Mayors, supervisors, legislators and school superintendents were among the 41 people who participated in the call, including Republican Plattekill Town Supervisor Joseph Croce.

“We’ve, we’ve been pretty vigilant about trying to stay on top of it. I do participate. They were having those conference calls three times a week and, when things died down, they went to once a week. I’ve participated in them, in a large majority of those calls,” says Croce. “We have a very good web site. I am in the process today of putting together a message to our residents, bringing them up to speed and trying to make them aware of the recent surge in cases and certainly a surge in cases here in Plattekill.”

The City of Kingston has the highest number of the cases in the county, at 53. Plattekill is second.

“I check the Ulster County COVID-19 web site every day, sometimes more than once a day. And so I’m, I was aware of the increase, and I like to think that everybody knows as much as I do but, obviously, not everybody’s in my position,” says Croce. “And I’m going to say maybe three weeks ago, we were down to one active case, and I looked this morning, and I believe we’re up to 43, which is the second highest in the county. So, what it’s attributable to, I don’t know that anybody really has answer to that, Allison.”

New Paltz Town Supervisor Neil Bettez, a Democrat, also was on Ryan’s Saturday call. He says he appreciates Ryan’s decisions based on science.

“In New Paltz, we have some higher cases. We’ve been working with the college a lot to try to get a handle on it, and I think we’ve done better than some other schools in the state,” Bettez says. “I think with people going indoors, we have to be extra vigilant. People are just, they’re tired. They’re letting their guard down, and I really like that the new orders that the governor has put in place and that the county executive is getting us all to focus on these. So we’re going to be making an extra effort to make sure that people are following the governor’s orders.”  

New Paltz had 26 cases at last count. Last week, New York Governor Andrew Cuomo ordered home gatherings to be limited to 10 people and restaurants, bars and gyms to close by 10 p.m., an imposition that Bettez says should work well in his college town.
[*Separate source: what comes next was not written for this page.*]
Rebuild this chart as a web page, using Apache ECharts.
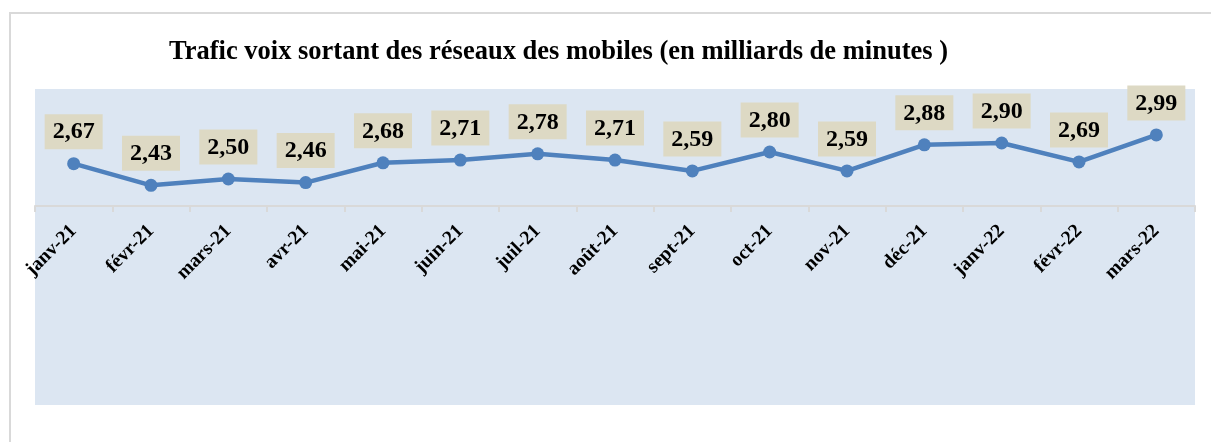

“We need to do, in the short term, some really hard things and it’s going to be, it’s not going to be great. I miss going out and having a beer as much as the next guy, but it’s not about me, it’s about we, that’s the phrase that we’ve been using here in a New Paltz,” says Bettez. “And we met with the tavern owners back in August, and they were all on the same page, and many of them were closing early out of choice. They could have stayed open later; many were closing at 10 [p.m.] or 12 [a.m.] and I haven’t heard anything about people being upset.”

Again, Ryan:

“I believe we’re at a point with the fatigue that people have experienced from the restrictions that our approach has to start with not forcing people and kind of top-down directives, but we have to try to continue to remind people that it’s in all of our best interests and shared interest to act as a community and as a collective, and make decisions at the individual level that will keep the broader public safe, and especially those at highest risk and those that are vulnerable,” Ryan says. “So as we get closer to Thanksgiving, we’ll need to re-up that message.”

On Monday, Ryan announced the county’s new mobile rapid response team including a rapid mobile testing vehicle. The bus, equipped with four rapid testing machines and staffed by public health nurses, will be dispatched to high-risk locations identified as potential clusters to screen out positives as quickly as possible.